* SUPPLIED INFORMATION

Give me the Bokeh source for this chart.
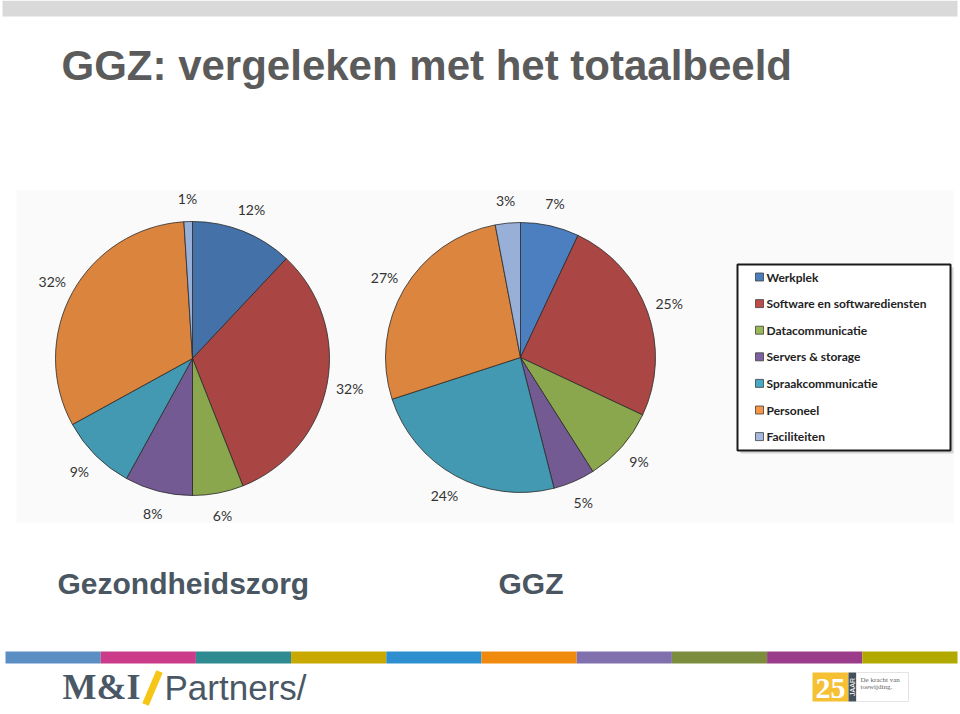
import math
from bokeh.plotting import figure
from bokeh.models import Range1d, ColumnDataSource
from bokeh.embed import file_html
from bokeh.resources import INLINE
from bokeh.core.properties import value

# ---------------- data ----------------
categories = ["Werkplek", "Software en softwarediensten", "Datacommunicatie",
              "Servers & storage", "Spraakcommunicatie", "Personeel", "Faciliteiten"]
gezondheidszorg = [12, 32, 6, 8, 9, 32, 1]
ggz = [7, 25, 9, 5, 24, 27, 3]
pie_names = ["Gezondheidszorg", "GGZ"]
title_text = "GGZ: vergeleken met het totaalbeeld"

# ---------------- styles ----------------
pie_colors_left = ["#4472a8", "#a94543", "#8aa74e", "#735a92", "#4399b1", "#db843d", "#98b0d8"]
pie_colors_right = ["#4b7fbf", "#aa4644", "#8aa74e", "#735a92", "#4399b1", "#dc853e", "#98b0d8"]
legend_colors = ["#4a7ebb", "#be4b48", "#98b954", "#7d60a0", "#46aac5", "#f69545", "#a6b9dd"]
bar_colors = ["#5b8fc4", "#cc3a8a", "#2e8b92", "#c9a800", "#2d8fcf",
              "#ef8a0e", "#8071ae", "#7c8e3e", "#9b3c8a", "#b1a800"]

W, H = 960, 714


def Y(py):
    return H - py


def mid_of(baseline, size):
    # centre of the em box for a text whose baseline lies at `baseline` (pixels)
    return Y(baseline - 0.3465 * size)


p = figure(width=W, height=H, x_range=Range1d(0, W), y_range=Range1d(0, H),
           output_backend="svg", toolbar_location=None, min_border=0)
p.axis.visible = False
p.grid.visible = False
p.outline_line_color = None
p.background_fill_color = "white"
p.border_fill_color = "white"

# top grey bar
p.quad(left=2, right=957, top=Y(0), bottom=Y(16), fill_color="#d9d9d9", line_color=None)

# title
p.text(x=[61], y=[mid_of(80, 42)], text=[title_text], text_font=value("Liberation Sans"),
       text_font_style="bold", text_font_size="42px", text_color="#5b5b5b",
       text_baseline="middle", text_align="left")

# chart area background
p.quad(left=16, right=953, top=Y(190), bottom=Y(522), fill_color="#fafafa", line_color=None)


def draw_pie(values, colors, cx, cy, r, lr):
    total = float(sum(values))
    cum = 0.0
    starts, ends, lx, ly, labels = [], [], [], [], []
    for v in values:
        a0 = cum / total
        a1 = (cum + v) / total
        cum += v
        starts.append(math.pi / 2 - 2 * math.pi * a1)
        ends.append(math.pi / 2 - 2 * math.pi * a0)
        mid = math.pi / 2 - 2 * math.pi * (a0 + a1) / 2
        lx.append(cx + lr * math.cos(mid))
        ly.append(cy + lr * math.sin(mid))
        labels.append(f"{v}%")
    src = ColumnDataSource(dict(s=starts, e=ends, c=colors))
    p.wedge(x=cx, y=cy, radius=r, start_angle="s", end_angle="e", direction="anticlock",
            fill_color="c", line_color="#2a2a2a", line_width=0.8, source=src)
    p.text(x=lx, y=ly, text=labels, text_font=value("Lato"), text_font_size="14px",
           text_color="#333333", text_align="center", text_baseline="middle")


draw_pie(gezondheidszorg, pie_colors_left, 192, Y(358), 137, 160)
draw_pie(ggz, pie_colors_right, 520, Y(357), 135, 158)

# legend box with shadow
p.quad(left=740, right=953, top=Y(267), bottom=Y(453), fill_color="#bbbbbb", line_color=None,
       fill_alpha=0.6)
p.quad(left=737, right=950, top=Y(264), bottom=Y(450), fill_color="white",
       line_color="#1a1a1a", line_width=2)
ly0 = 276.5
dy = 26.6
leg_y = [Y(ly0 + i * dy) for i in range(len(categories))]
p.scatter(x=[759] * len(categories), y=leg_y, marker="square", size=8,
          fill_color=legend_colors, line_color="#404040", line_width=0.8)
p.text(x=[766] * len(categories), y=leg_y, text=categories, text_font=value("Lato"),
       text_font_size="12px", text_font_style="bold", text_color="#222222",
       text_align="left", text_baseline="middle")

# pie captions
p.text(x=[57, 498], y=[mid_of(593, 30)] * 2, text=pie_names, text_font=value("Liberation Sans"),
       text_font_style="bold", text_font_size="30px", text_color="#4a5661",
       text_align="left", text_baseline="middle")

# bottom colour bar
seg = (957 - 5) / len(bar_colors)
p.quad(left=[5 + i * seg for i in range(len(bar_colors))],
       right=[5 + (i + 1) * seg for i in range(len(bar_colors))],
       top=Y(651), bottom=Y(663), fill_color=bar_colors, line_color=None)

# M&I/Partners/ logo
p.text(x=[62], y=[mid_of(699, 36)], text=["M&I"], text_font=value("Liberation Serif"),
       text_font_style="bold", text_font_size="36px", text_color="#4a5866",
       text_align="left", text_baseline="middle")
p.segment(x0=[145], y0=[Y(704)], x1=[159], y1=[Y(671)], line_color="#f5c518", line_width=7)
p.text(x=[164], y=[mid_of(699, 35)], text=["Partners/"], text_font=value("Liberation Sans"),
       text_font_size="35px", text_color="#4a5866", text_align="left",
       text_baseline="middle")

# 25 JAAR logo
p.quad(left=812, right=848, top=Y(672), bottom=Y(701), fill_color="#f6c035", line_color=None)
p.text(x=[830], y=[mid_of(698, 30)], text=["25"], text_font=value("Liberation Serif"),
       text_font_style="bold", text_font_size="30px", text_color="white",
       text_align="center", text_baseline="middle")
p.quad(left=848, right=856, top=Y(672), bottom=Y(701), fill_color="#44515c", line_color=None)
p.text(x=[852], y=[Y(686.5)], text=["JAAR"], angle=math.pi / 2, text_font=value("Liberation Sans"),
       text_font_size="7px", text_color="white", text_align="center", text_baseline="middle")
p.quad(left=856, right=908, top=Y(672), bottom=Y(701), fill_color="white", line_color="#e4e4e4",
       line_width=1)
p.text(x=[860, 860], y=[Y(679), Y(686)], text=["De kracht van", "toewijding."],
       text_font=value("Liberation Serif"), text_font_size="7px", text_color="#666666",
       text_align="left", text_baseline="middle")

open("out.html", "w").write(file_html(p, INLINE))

* AIM
Restate the data above word for word. Do not include the images.

* THE REPLY
Give me the Bokeh source for this chart.
import math
from bokeh.plotting import figure
from bokeh.models import Range1d, ColumnDataSource
from bokeh.embed import file_html
from bokeh.resources import INLINE
from bokeh.core.properties import value

# ---------------- data ----------------
categories = ["Werkplek", "Software en softwarediensten", "Datacommunicatie",
              "Servers & storage", "Spraakcommunicatie", "Personeel", "Faciliteiten"]
gezondheidszorg = [12, 32, 6, 8, 9, 32, 1]
ggz = [7, 25, 9, 5, 24, 27, 3]
pie_names = ["Gezondheidszorg", "GGZ"]
title_text = "GGZ: vergeleken met het totaalbeeld"

# ---------------- styles ----------------
pie_colors_left = ["#4472a8", "#a94543", "#8aa74e", "#735a92", "#4399b1", "#db843d", "#98b0d8"]
pie_colors_right = ["#4b7fbf", "#aa4644", "#8aa74e", "#735a92", "#4399b1", "#dc853e", "#98b0d8"]
legend_colors = ["#4a7ebb", "#be4b48", "#98b954", "#7d60a0", "#46aac5", "#f69545", "#a6b9dd"]
bar_colors = ["#5b8fc4", "#cc3a8a", "#2e8b92", "#c9a800", "#2d8fcf",
              "#ef8a0e", "#8071ae", "#7c8e3e", "#9b3c8a", "#b1a800"]

W, H = 960, 714


def Y(py):
    return H - py


def mid_of(baseline, size):
    # centre of the em box for a text whose baseline lies at `baseline` (pixels)
    return Y(baseline - 0.3465 * size)


p = figure(width=W, height=H, x_range=Range1d(0, W), y_range=Range1d(0, H),
           output_backend="svg", toolbar_location=None, min_border=0)
p.axis.visible = False
p.grid.visible = False
p.outline_line_color = None
p.background_fill_color = "white"
p.border_fill_color = "white"

# top grey bar
p.quad(left=2, right=957, top=Y(0), bottom=Y(16), fill_color="#d9d9d9", line_color=None)

# title
p.text(x=[61], y=[mid_of(80, 42)], text=[title_text], text_font=value("Liberation Sans"),
       text_font_style="bold", text_font_size="42px", text_color="#5b5b5b",
       text_baseline="middle", text_align="left")

# chart area background
p.quad(left=16, right=953, top=Y(190), bottom=Y(522), fill_color="#fafafa", line_color=None)


def draw_pie(values, colors, cx, cy, r, lr):
    total = float(sum(values))
    cum = 0.0
    starts, ends, lx, ly, labels = [], [], [], [], []
    for v in values:
        a0 = cum / total
        a1 = (cum + v) / total
        cum += v
        starts.append(math.pi / 2 - 2 * math.pi * a1)
        ends.append(math.pi / 2 - 2 * math.pi * a0)
        mid = math.pi / 2 - 2 * math.pi * (a0 + a1) / 2
        lx.append(cx + lr * math.cos(mid))
        ly.append(cy + lr * math.sin(mid))
        labels.append(f"{v}%")
    src = ColumnDataSource(dict(s=starts, e=ends, c=colors))
    p.wedge(x=cx, y=cy, radius=r, start_angle="s", end_angle="e", direction="anticlock",
            fill_color="c", line_color="#2a2a2a", line_width=0.8, source=src)
    p.text(x=lx, y=ly, text=labels, text_font=value("Lato"), text_font_size="14px",
           text_color="#333333", text_align="center", text_baseline="middle")


draw_pie(gezondheidszorg, pie_colors_left, 192, Y(358), 137, 160)
draw_pie(ggz, pie_colors_right, 520, Y(357), 135, 158)

# legend box with shadow
p.quad(left=740, right=953, top=Y(267), bottom=Y(453), fill_color="#bbbbbb", line_color=None,
       fill_alpha=0.6)
p.quad(left=737, right=950, top=Y(264), bottom=Y(450), fill_color="white",
       line_color="#1a1a1a", line_width=2)
ly0 = 276.5
dy = 26.6
leg_y = [Y(ly0 + i * dy) for i in range(len(categories))]
p.scatter(x=[759] * len(categories), y=leg_y, marker="square", size=8,
          fill_color=legend_colors, line_color="#404040", line_width=0.8)
p.text(x=[766] * len(categories), y=leg_y, text=categories, text_font=value("Lato"),
       text_font_size="12px", text_font_style="bold", text_color="#222222",
       text_align="left", text_baseline="middle")

# pie captions
p.text(x=[57, 498], y=[mid_of(593, 30)] * 2, text=pie_names, text_font=value("Liberation Sans"),
       text_font_style="bold", text_font_size="30px", text_color="#4a5661",
       text_align="left", text_baseline="middle")

# bottom colour bar
seg = (957 - 5) / len(bar_colors)
p.quad(left=[5 + i * seg for i in range(len(bar_colors))],
       right=[5 + (i + 1) * seg for i in range(len(bar_colors))],
       top=Y(651), bottom=Y(663), fill_color=bar_colors, line_color=None)

# M&I/Partners/ logo
p.text(x=[62], y=[mid_of(699, 36)], text=["M&I"], text_font=value("Liberation Serif"),
       text_font_style="bold", text_font_size="36px", text_color="#4a5866",
       text_align="left", text_baseline="middle")
p.segment(x0=[145], y0=[Y(704)], x1=[159], y1=[Y(671)], line_color="#f5c518", line_width=7)
p.text(x=[164], y=[mid_of(699, 35)], text=["Partners/"], text_font=value("Liberation Sans"),
       text_font_size="35px", text_color="#4a5866", text_align="left",
       text_baseline="middle")

# 25 JAAR logo
p.quad(left=812, right=848, top=Y(672), bottom=Y(701), fill_color="#f6c035", line_color=None)
p.text(x=[830], y=[mid_of(698, 30)], text=["25"], text_font=value("Liberation Serif"),
       text_font_style="bold", text_font_size="30px", text_color="white",
       text_align="center", text_baseline="middle")
p.quad(left=848, right=856, top=Y(672), bottom=Y(701), fill_color="#44515c", line_color=None)
p.text(x=[852], y=[Y(686.5)], text=["JAAR"], angle=math.pi / 2, text_font=value("Liberation Sans"),
       text_font_size="7px", text_color="white", text_align="center", text_baseline="middle")
p.quad(left=856, right=908, top=Y(672), bottom=Y(701), fill_color="white", line_color="#e4e4e4",
       line_width=1)
p.text(x=[860, 860], y=[Y(679), Y(686)], text=["De kracht van", "toewijding."],
       text_font=value("Liberation Serif"), text_font_size="7px", text_color="#666666",
       text_align="left", text_baseline="middle")

open("out.html", "w").write(file_html(p, INLINE))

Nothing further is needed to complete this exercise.